Вернувшись, Эмилий, к своему изумлению, не нашел Персея в лагере. На его тревожные вопросы ему объяснили, что царственного пленника отпустили погулять, очевидно, боясь, что он впадет в депрессию. Сопровождает ли его охрана? Разумеется, нет. Ведь это может обидеть несчастного. С пленником, когда он воротился, Эмилий был по обыкновению очень ласков, ни словом не упомянул о его странной отлучке, но зато самым суровым образом отчитал офицера за то, что он отпустил царя бродить по только что покоренной стране. Тут увидал он новое диво: хорошую черепицу. Солдаты весело таскали ее к своим палаткам. Эмилий спросил, что это такое. Оказывается, солдаты ободрали черепицу в соседнем городе и собирались укрепить ею свои зимние квартиры. Эмилий резко повернулся к офицеру и сказал, что нельзя же до такой степени распускать войско. Затем приказал солдатам немедленно идти обратно, вернуть черепицу и не просто вернуть, а починить все дома да побыстрее (Liv. XLV, 28, 9–11).

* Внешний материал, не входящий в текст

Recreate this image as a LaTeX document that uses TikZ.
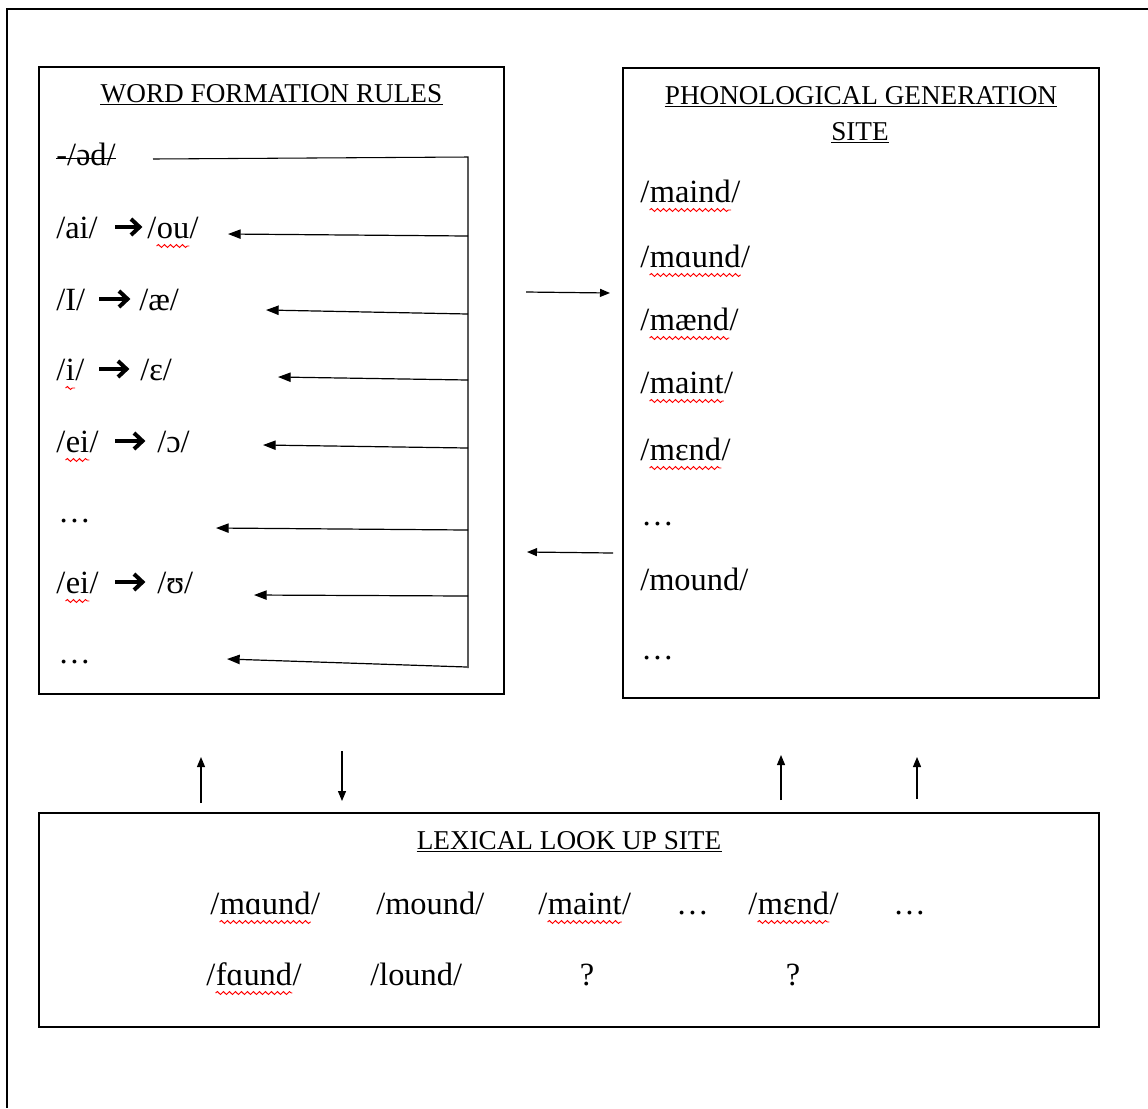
\documentclass[tikz,border=0pt]{standalone}
\usepackage{fontspec}
\setmainfont{Liberation Serif}
\usetikzlibrary{arrows.meta,fit,decorations.pathmorphing}
\newcommand\wv[1]{\draw[wave] ([yshift=-6pt]#1.base west) -- ([yshift=-6pt]#1.base east);}
\newcommand\ul[1]{\draw[plain] ([yshift=-2.2pt]#1.base west) -- ([yshift=-2.2pt]#1.base east);}
% thick text arrow glyph: x-start, x-end, y-centre (pixels)
\newcommand\tarr[3]{\draw[tshaft] (#1,#3) -- (#2-4,#3); \draw[thead] (#2-12,#3-8) -- (#2-3.5,#3) -- (#2-12,#3+8);}
\begin{document}
\begin{tikzpicture}[x=0.75pt,y=-0.75pt,
  box/.style={draw, line width=0.9pt, inner sep=0pt, rectangle},
  txt/.style={anchor=base west, inner sep=0pt, font=\fontsize{24.3}{28}\selectfont},
  ctxt/.style={anchor=base, inner sep=0pt, font=\fontsize{24.3}{28}\selectfont},
  ttl/.style={anchor=base, inner sep=0pt, font=\fontsize{20.4}{24}\selectfont},
  plain/.style={line width=0.8pt},
  tshaft/.style={line width=3pt},
  thead/.style={line width=3pt, miter limit=10},
  wave/.style={red, line width=0.7pt, decorate, decoration={snake, amplitude=1.1pt, segment length=4.5pt}},
  conn/.style={line width=0.9pt, -{Triangle[length=9.5pt,width=7pt]}},
  sconn/.style={line width=0.9pt, -{Triangle[length=7.5pt,width=6pt]}}]
\useasboundingbox (0,0) rectangle (1148,1108);
% outer frame (cropped)
\draw[line width=0.9pt] (1148,9) -- (7,9) -- (7,1108);

% boxes
\node[box, fit={(39,67) (504,694)}] (wfr) {};
\node[box, fit={(623,68) (1099,698)}] (pgs) {};
\node[box, fit={(39,813) (1099,1027)}] (lls) {};

% WFR contents
\node[ttl] (wfrt) at (271.5,102) {WORD FORMATION RULES};
\ul{wfrt}
\node[txt] (r0) at (56,165) {-/əd/};
\draw[plain] ([yshift=5pt]r0.base west) -- ([yshift=5pt]r0.base east);
% line 1
\node[txt] (r1a) at (56,238) {/ai/};
\tarr{115}{143}{227}
\node[txt] (r1b) at (147,238) {/};
\node[txt] (r1) at (r1b.base east) {ou};
\node[txt] (r1c) at (r1.base east) {/};
\wv{r1}
% line 2
\node[txt] (r2a) at (56,310) {/I/};
\tarr{99}{131}{299}
\node[txt] (r2b) at (139,310) {/æ/};
% line 3
\node[txt] (r3a) at (56,380) {/};
\node[txt] (r3) at (r3a.base east) {i};
\node[txt] (r3c) at (r3.base east) {/};
\tarr{99}{130}{369}
\node[txt] (r3d) at (140,380) {/ɛ/};
\wv{r3}
% line 4
\node[txt] (r4a) at (56,452) {/};
\node[txt] (r4) at (r4a.base east) {ei};
\node[txt] (r4c) at (r4.base east) {/};
\tarr{115}{146}{441}
\node[txt] (r4d) at (157,452) {/ɔ/};
\wv{r4}
\node[txt] (r5) at (58,522) {…};
% line 6
\node[txt] (r6a) at (56,593) {/};
\node[txt] (r6) at (r6a.base east) {ei};
\node[txt] (r6c) at (r6.base east) {/};
\tarr{115}{146}{582}
\node[txt] (r6d) at (157,593) {/ʊ/};
\wv{r6}
\node[txt] (r7) at (58,663) {…};

% bus
\coordinate (ls) at (153,159);
\coordinate (bt) at (468,157);
\coordinate (bb) at (468,668);
\draw[plain] (ls) -- (bt) -- (bb);
\coordinate (b1) at (468,236); \coordinate (t1) at (228,234);
\coordinate (b2) at (468,314); \coordinate (t2) at (266,310);
\coordinate (b3) at (468,380); \coordinate (t3) at (278,377);
\coordinate (b4) at (468,448); \coordinate (t4) at (263,445);
\coordinate (b5) at (468,530); \coordinate (t5) at (216,528);
\coordinate (b6) at (468,596); \coordinate (t6) at (254,595);
\coordinate (b7) at (467,667); \coordinate (t7) at (227,659);
\foreach \i in {1,...,7} {\draw[conn] (b\i) -- (t\i);}

% PGS contents
\node[ttl] (pgst1) at (861,104) {PHONOLOGICAL GENERATION};
\ul{pgst1}
\node[ttl] (pgst2) at (860,140) {SITE};
\ul{pgst2}
\node[txt] (p1a) at (640,202) {/};
\node[txt] (p1) at (p1a.base east) {maind};
\node[txt] (p1c) at (p1.base east) {/};
\wv{p1}
\node[txt] (p2a) at (640,267) {/};
\node[txt] (p2) at (p2a.base east) {mɑund};
\node[txt] (p2c) at (p2.base east) {/};
\wv{p2}
\node[txt] (p3a) at (640,330) {/};
\node[txt] (p3) at (p3a.base east) {mænd};
\node[txt] (p3c) at (p3.base east) {/};
\wv{p3}
\node[txt] (p4a) at (640,393) {/};
\node[txt] (p4) at (p4a.base east) {maint};
\node[txt] (p4c) at (p4.base east) {/};
\wv{p4}
\node[txt] (p5a) at (640,460) {/};
\node[txt] (p5) at (p5a.base east) {mɛnd};
\node[txt] (p5c) at (p5.base east) {/};
\wv{p5}
\node[txt] (p6) at (641,525) {…};
\node[txt] (p7) at (640,590) {/mound/};
\node[txt] (p8) at (641,659) {…};

% between WFR and PGS
\coordinate (m1s) at (526,292); \coordinate (m1e) at (610,293);
\coordinate (m2s) at (613,553); \coordinate (m2e) at (527,552);
\draw[sconn] (m1s) -- (m1e);
\draw[sconn] (m2s) -- (m2e);

% vertical arrows
\coordinate (v1s) at (201,803); \coordinate (v1e) at (201,757);
\coordinate (v2s) at (342,751); \coordinate (v2e) at (342,801);
\coordinate (v3s) at (781,800); \coordinate (v3e) at (781,755);
\coordinate (v4s) at (917,799); \coordinate (v4e) at (917,757);
\draw[sconn] (v1s) -- (v1e);
\draw[sconn] (v2s) -- (v2e);
\draw[sconn] (v3s) -- (v3e);
\draw[sconn] (v4s) -- (v4e);

% Lexical look up site
\node[ttl] (llst) at (569,849) {LEXICAL LOOK UP SITE};
\ul{llst}
\node[txt] (l1a) at (210,914) {/};
\node[txt] (l1) at (l1a.base east) {mɑund};
\node[txt] (l1c) at (l1.base east) {/};
\wv{l1}
\node[txt] (l2) at (376,914) {/mound/};
\node[txt] (l3a) at (538,914) {/};
\node[txt] (l3) at (l3a.base east) {maint};
\node[txt] (l3c) at (l3.base east) {/};
\wv{l3}
\node[txt] (l4) at (676,914) {…};
\node[txt] (l5a) at (748,914) {/};
\node[txt] (l5) at (l5a.base east) {mɛnd};
\node[txt] (l5c) at (l5.base east) {/};
\wv{l5}
\node[txt] (l6) at (893,914) {…};
\node[txt] (l7a) at (206,985) {/};
\node[txt] (l7) at (l7a.base east) {fɑund};
\node[txt] (l7c) at (l7.base east) {/};
\wv{l7}
\node[txt] (l8) at (370,985) {/lound/};
\node[ctxt] (l9) at (587,985) {?};
\node[ctxt] (l10) at (793,985) {?};
\end{tikzpicture}
\end{document}
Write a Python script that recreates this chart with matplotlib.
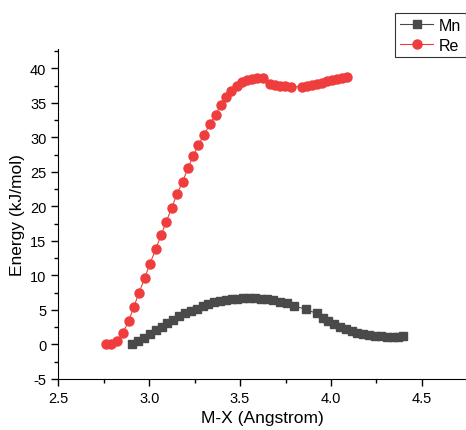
import numpy as np
import matplotlib.pyplot as plt
from matplotlib.ticker import MultipleLocator

plt.rcParams['font.family'] = ['Liberation Sans', 'DejaVu Sans']
plt.rcParams['axes.unicode_minus'] = False

# Mn scan
mn_x = [2.905, 2.940, 2.971, 3.004, 3.036, 3.068, 3.099, 3.132, 3.165, 3.197,
        3.228, 3.261, 3.294, 3.325, 3.358, 3.389, 3.422, 3.454, 3.484, 3.517,
        3.550, 3.581, 3.615, 3.646, 3.682, 3.720, 3.756, 3.796, 3.860, 3.921,
        3.954, 3.985, 4.016, 4.049, 4.082, 4.113, 4.144, 4.177, 4.210, 4.241,
        4.274, 4.306, 4.339, 4.370, 4.398]
mn_y = [0.06, 0.5, 1.0, 1.5, 2.1, 2.6, 3.1, 3.6, 4.1, 4.5,
        4.9, 5.2, 5.6, 5.85, 6.1, 6.3, 6.45, 6.55, 6.65, 6.7,
        6.7, 6.7, 6.65, 6.6, 6.45, 6.2, 6.0, 5.6, 5.1, 4.5,
        3.9, 3.4, 2.95, 2.55, 2.2, 1.9, 1.6, 1.45, 1.35, 1.25,
        1.2, 1.15, 1.15, 1.15, 1.2]

# Re scan
re_x = [2.762, 2.790, 2.823, 2.856, 2.887, 2.915, 2.944, 2.975, 3.004, 3.036,
        3.065, 3.094, 3.124, 3.153, 3.184, 3.213, 3.242, 3.271, 3.302, 3.334,
        3.365, 3.395, 3.424, 3.451, 3.481, 3.508, 3.536, 3.563, 3.591, 3.625,
        3.664, 3.691, 3.719, 3.747, 3.780, 3.838, 3.866, 3.893, 3.921, 3.948,
        3.976, 4.003, 4.031, 4.058, 4.086]
re_y = [0.0, 0.0, 0.5, 1.7, 3.4, 5.4, 7.5, 9.6, 11.7, 13.8,
        15.8, 17.8, 19.8, 21.8, 23.6, 25.5, 27.3, 28.9, 30.4, 31.9,
        33.3, 34.7, 35.8, 36.7, 37.4, 38.0, 38.3, 38.45, 38.55, 38.65,
        37.8, 37.6, 37.5, 37.5, 37.35, 37.35, 37.5, 37.6, 37.8, 37.9,
        38.1, 38.3, 38.5, 38.65, 38.8]

fig = plt.figure(figsize=(4.66, 4.31), dpi=100)
ax = fig.add_axes([58.3 / 466, 51 / 431, 409 / 466, 330 / 431])

ax.plot(mn_x, mn_y, color='#4a4a4a', marker='s', markersize=6, linewidth=0.8,
        label='Mn')
ax.plot(re_x, re_y, color='#ef3d3d', marker='o', markersize=6.5, linewidth=0.8,
        label='Re')

ax.set_xlim(2.5, 4.75)
ax.set_ylim(-5, 42.8)
ax.xaxis.set_major_locator(MultipleLocator(0.5))
ax.xaxis.set_minor_locator(MultipleLocator(0.25))
ax.yaxis.set_major_locator(MultipleLocator(5))
ax.yaxis.set_minor_locator(MultipleLocator(2.5))
ax.xaxis.set_major_formatter(plt.FormatStrFormatter('%.1f'))
ax.tick_params(which='major', direction='out', length=5, width=1, labelsize=10.5)
ax.tick_params(which='minor', direction='out', length=3, width=1)
ax.spines['top'].set_visible(False)
ax.spines['right'].set_visible(False)

ax.set_xlabel('M-X (Angstrom)', fontsize=12.5)
ax.set_ylabel('Energy (kJ/mol)', fontsize=12.5)

leg = fig.legend(loc='upper left', bbox_to_anchor=(395 / 466, 1 - 14 / 431),
                 fontsize=11.5, frameon=True, fancybox=False, edgecolor='black',
                 handlelength=2.1, borderpad=0.3, labelspacing=0.3,
                 handletextpad=0.35, borderaxespad=0)
leg.get_frame().set_linewidth(0.8)

fig.savefig('out.png', dpi=100)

Велика была победа Эмилия. И тем страннее казался оказанный ему в Риме прием. В Македонии одновременно было трое военачальников — Эмилий Павел, Октавий и Аниций; эти последние вели себя как подчиненные консула. Но «посредственности зависть не угрожает — она поражает вершины. Триумф Октавия и Аниция не оспаривался, а Павел, с которым те двое и сами постыдились бы равняться стал жертвой злобной ревности» (Liv. XLV, 35, 5). Повторилась всегдашняя история. Воины невзлюбили консула, и этим воспользовался один ловкий демагог, личный его враг. Они взбаламутили народ. В триумфе Эмилию решено было отказать.
Триумф был высшей наградой полководца, и римляне не так-то легко от нее отступались. Они боролись до последнего. Но Эмилий Павел сделан был из другого теста. Всем ясно стало, что он сурово и презрительно выслушает приговор и, ни слова не говоря, удалится. На это-то, видимо, и рассчитывал демагог. Но тут о происходящем узнали сенаторы. Они были возмущены этой неслыханной несправедливостью. Все спрашивали, что в конце концов хотят — чтобы военачальник умел льстить и заискивать перед толпой или командовать армией? А один знатный человек, старый воин, вскочил и бросился в народное собрание, крича, что хочет посмотреть в глаза этим неблагодарным мерзавцам. Он ворвался на сходку и произнес сильную и гневную речь. Народ устыдился. Триумф был разрешен (Plut. Paul. 31).